Volver a casa y sentir más soledad que nunca

Nunca pensé que volver a mi país me haría sentir más sola que cuando vivía afuera. Porque allá, al menos, la soledad tenía sentido. Era nueva. Esperable. Tenía nombre: era extranjera, migrante. Podía justificarla.

Pero acá... acá no. Acá se supone que estoy en casa. Que la gente es “la mía”. Que conozco las calles, los acentos, los olores, los códigos. Y sin embargo, no encajo. Me siento fuera de lugar en mi propio lugar.

Volver es raro. Porque todo está igual… pero yo no. Ya no soy la misma que se fue. He cambiado. He roto cosas por dentro. He arreglado otras otras. Y esa versión nueva mía no encuentra espejo en casi nadie.

Los amigos siguieron sus vidas. Las rutinas son distintas. Las conversaciones no fluyen como antes. Y hay una parte de mí que grita bajito: “¿Dónde estoy? ¿Dónde pertenezco ahora?”

A veces me pregunto si fui yo la que se fue… o si este lugar también me dejó a mí mientras yo estaba lejos. Es como si las piezas no encajaran del todo. Y eso estorba.
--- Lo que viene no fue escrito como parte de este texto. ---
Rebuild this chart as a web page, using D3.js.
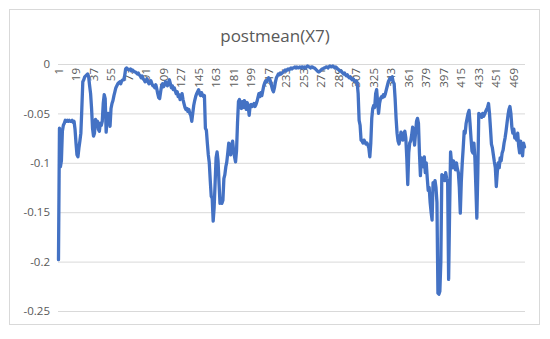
<!DOCTYPE html>
<html>
<head>
<meta charset="utf-8">
<script src="https://cdn.jsdelivr.net/npm/d3@7"></script>
<style>
  body { margin: 0; background: #fff; }
  text { font-family: "Open Sans", "Liberation Sans", sans-serif; fill: #595959; }
</style>
</head>
<body>
<div id="chart"></div>
<script>
// series values (index 1..480)
var postmean = [
  -0.198, -0.065, -0.104, -0.098, -0.068, -0.062, -0.060, -0.057, -0.058, -0.057,
  -0.058, -0.057, -0.058, -0.058, -0.057, -0.059, -0.058, -0.066, -0.080, -0.092,
  -0.094, -0.085, -0.078, -0.070, -0.045, -0.018, -0.016, -0.013, -0.012, -0.011,
  -0.010, -0.013, -0.022, -0.030, -0.045, -0.065, -0.073, -0.070, -0.056, -0.060,
  -0.058, -0.066, -0.068, -0.060, -0.062, -0.058, -0.040, -0.031, -0.035, -0.069,
  -0.055, -0.050, -0.052, -0.063, -0.045, -0.040, -0.037, -0.032, -0.028, -0.024,
  -0.022, -0.020, -0.019, -0.018, -0.020, -0.017, -0.016, -0.016, -0.012, -0.005,
  -0.004, -0.005, -0.006, -0.006, -0.005, -0.007, -0.006, -0.007, -0.008, -0.008,
  -0.009, -0.010, -0.009, -0.011, -0.012, -0.014, -0.012, -0.015, -0.016, -0.018,
  -0.017, -0.015, -0.018, -0.020, -0.019, -0.017, -0.020, -0.022, -0.022, -0.024,
  -0.021, -0.025, -0.030, -0.034, -0.035, -0.028, -0.022, -0.020, -0.023, -0.021,
  -0.018, -0.020, -0.022, -0.019, -0.016, -0.020, -0.024, -0.022, -0.026, -0.024,
  -0.027, -0.030, -0.028, -0.033, -0.031, -0.036, -0.034, -0.030, -0.036, -0.040,
  -0.044, -0.046, -0.045, -0.048, -0.046, -0.050, -0.052, -0.058, -0.050, -0.042,
  -0.037, -0.033, -0.030, -0.028, -0.026, -0.030, -0.032, -0.029, -0.031, -0.033,
  -0.032, -0.065, -0.067, -0.080, -0.092, -0.100, -0.118, -0.134, -0.136, -0.159,
  -0.145, -0.120, -0.095, -0.089, -0.098, -0.120, -0.141, -0.140, -0.141, -0.138,
  -0.116, -0.112, -0.104, -0.099, -0.090, -0.080, -0.085, -0.092, -0.082, -0.078,
  -0.088, -0.094, -0.099, -0.088, -0.060, -0.038, -0.036, -0.040, -0.045, -0.038,
  -0.044, -0.037, -0.040, -0.046, -0.039, -0.043, -0.052, -0.042, -0.041, -0.043,
  -0.042, -0.040, -0.043, -0.041, -0.038, -0.034, -0.030, -0.033, -0.029, -0.032,
  -0.027, -0.022, -0.019, -0.017, -0.018, -0.016, -0.014, -0.015, -0.018, -0.022,
  -0.026, -0.028, -0.024, -0.018, -0.014, -0.012, -0.010, -0.011, -0.009, -0.010,
  -0.009, -0.008, -0.007, -0.006, -0.007, -0.006, -0.005, -0.006, -0.005, -0.004,
  -0.005, -0.004, -0.004, -0.003, -0.004, -0.003, -0.004, -0.004, -0.003, -0.004,
  -0.003, -0.003, -0.004, -0.003, -0.004, -0.003, -0.002, -0.003, -0.003, -0.004,
  -0.003, -0.003, -0.004, -0.004, -0.005, -0.006, -0.007, -0.008, -0.008, -0.007,
  -0.006, -0.005, -0.005, -0.004, -0.004, -0.003, -0.003, -0.004, -0.003, -0.002,
  -0.003, -0.003, -0.002, -0.003, -0.004, -0.003, -0.004, -0.005, -0.006, -0.007,
  -0.007, -0.008, -0.009, -0.010, -0.009, -0.011, -0.012, -0.011, -0.013, -0.014,
  -0.013, -0.015, -0.016, -0.015, -0.017, -0.018, -0.017, -0.019, -0.030, -0.057,
  -0.062, -0.077, -0.078, -0.080, -0.077, -0.079, -0.081, -0.080, -0.082, -0.085,
  -0.094, -0.080, -0.055, -0.045, -0.042, -0.044, -0.030, -0.026, -0.038, -0.050,
  -0.040, -0.035, -0.033, -0.034, -0.031, -0.033, -0.030, -0.026, -0.022, -0.018,
  -0.016, -0.014, -0.016, -0.013, -0.018, -0.020, -0.035, -0.055, -0.070, -0.078,
  -0.081, -0.076, -0.069, -0.072, -0.077, -0.070, -0.068, -0.075, -0.095, -0.122,
  -0.090, -0.080, -0.078, -0.072, -0.064, -0.070, -0.082, -0.070, -0.058, -0.055,
  -0.060, -0.090, -0.113, -0.095, -0.097, -0.104, -0.094, -0.110, -0.100, -0.115,
  -0.128, -0.125, -0.140, -0.150, -0.158, -0.120, -0.122, -0.118, -0.125, -0.140,
  -0.232, -0.233, -0.230, -0.200, -0.112, -0.115, -0.113, -0.118, -0.110, -0.116,
  -0.120, -0.218, -0.150, -0.089, -0.100, -0.105, -0.098, -0.103, -0.107, -0.100,
  -0.106, -0.110, -0.125, -0.151, -0.120, -0.100, -0.085, -0.068, -0.070, -0.060,
  -0.055, -0.050, -0.047, -0.060, -0.075, -0.088, -0.090, -0.080, -0.095, -0.125,
  -0.156, -0.110, -0.050, -0.052, -0.051, -0.054, -0.050, -0.053, -0.051, -0.048,
  -0.046, -0.044, -0.040, -0.050, -0.065, -0.081, -0.085, -0.092, -0.099, -0.105,
  -0.124, -0.110, -0.100, -0.105, -0.095, -0.098, -0.090, -0.087, -0.080, -0.075,
  -0.068, -0.060, -0.052, -0.046, -0.043, -0.050, -0.064, -0.070, -0.066, -0.075,
  -0.072, -0.077, -0.070, -0.083, -0.090, -0.078, -0.085, -0.093, -0.080, -0.084
];

var xTickLabels = ["1", "19", "37", "55", "73", "91", "109", "127", "145", "163",
  "181", "199", "217", "235", "253", "271", "289", "307", "325", "343", "361",
  "379", "397", "415", "433", "451", "469"];
var yTicks = [0, -0.05, -0.1, -0.15, -0.2, -0.25];
var chartTitle = "postmean(X7)";

var svgWidth = 550;
var svgHeight = 339;

var plot = { left: 58, right: 525, top: 64, bottom: 311 };

var svg = d3.select("#chart")
  .append("svg")
  .attr("width", svgWidth)
  .attr("height", svgHeight);

// chart area border
svg.append("rect")
  .attr("x", 9.5)
  .attr("y", 9.5)
  .attr("width", 530)
  .attr("height", 315)
  .attr("fill", "#fff")
  .attr("stroke", "#d9d9d9")
  .attr("stroke-width", 1);

svg.append("text")
  .attr("x", 275)
  .attr("y", 42)
  .attr("text-anchor", "middle")
  .attr("font-size", "17px")
  .text(chartTitle);

var categories = postmean.map(function(d, i) { return String(i + 1); });

var xScale = d3.scaleBand()
  .domain(categories)
  .range([plot.left, plot.right])
  .padding(0);

var yScale = d3.scaleLinear()
  .domain([-0.25, 0])
  .range([plot.bottom, plot.top]);

// gridlines + y labels
var leftAxis = d3.axisLeft(yScale)
  .tickValues(yTicks)
  .tickSize(-(plot.right - plot.left))
  .tickPadding(8)
  .tickFormat(function(d) { return d === 0 ? "0" : String(d); });

var yAxisG = svg.append("g")
  .attr("transform", `translate(${plot.left}, 0)`)
  .call(leftAxis);
yAxisG.select(".domain").remove();
yAxisG.selectAll("line").attr("stroke", "#d9d9d9").attr("stroke-width", 1);
yAxisG.selectAll("text")
  .attr("font-size", "11.5px")
  .attr("fill", "#595959")
  .attr("font-family", "Open Sans, Liberation Sans, sans-serif");

// category axis sitting on y = 0
var topAxis = d3.axisBottom(xScale)
  .tickValues(xTickLabels)
  .tickSize(0)
  .tickPadding(0);

var xAxisG = svg.append("g")
  .attr("transform", `translate(0, ${yScale(0)})`)
  .call(topAxis);
xAxisG.select(".domain").remove();
xAxisG.selectAll("text")
  .attr("font-size", "11.5px")
  .attr("fill", "#6a6a6a")
  .attr("font-family", "Open Sans, Liberation Sans, sans-serif")
  .attr("text-anchor", "end")
  .attr("transform", "rotate(-90)")
  .attr("x", -4)
  .attr("y", 0)
  .attr("dy", "0.35em");

var line = d3.line()
  .x(function(d, i) { return xScale(categories[i]) + xScale.bandwidth() / 2; })
  .y(function(d) { return yScale(d); });

svg.append("path")
  .datum(postmean)
  .attr("d", line)
  .attr("fill", "none")
  .attr("stroke", "#4472c4")
  .attr("stroke-width", 3.3)
  .attr("stroke-linejoin", "round")
  .attr("stroke-linecap", "round");
</script>
</body>
</html>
Porque una vuelve esperando encontrar refugio, pero lo que encuentra es una especie de cámara de eco.

Me siento sola. Pero no en la forma romántica de estar sola y añorar a alguien. Es una soledad que pesa. Que me aprieta el pecho cuando veo a la gente reunida, cuando no tengo a quién llamar para un café, cuando me doy cuenta de que no tengo historia compartida con nadie en esta etapa de mi vida.

Y sin embargo, acá estoy. Tratando de reconstruirme. De encontrarme otra vez. De hacerme un lugar en el lugar que supuestamente era mío.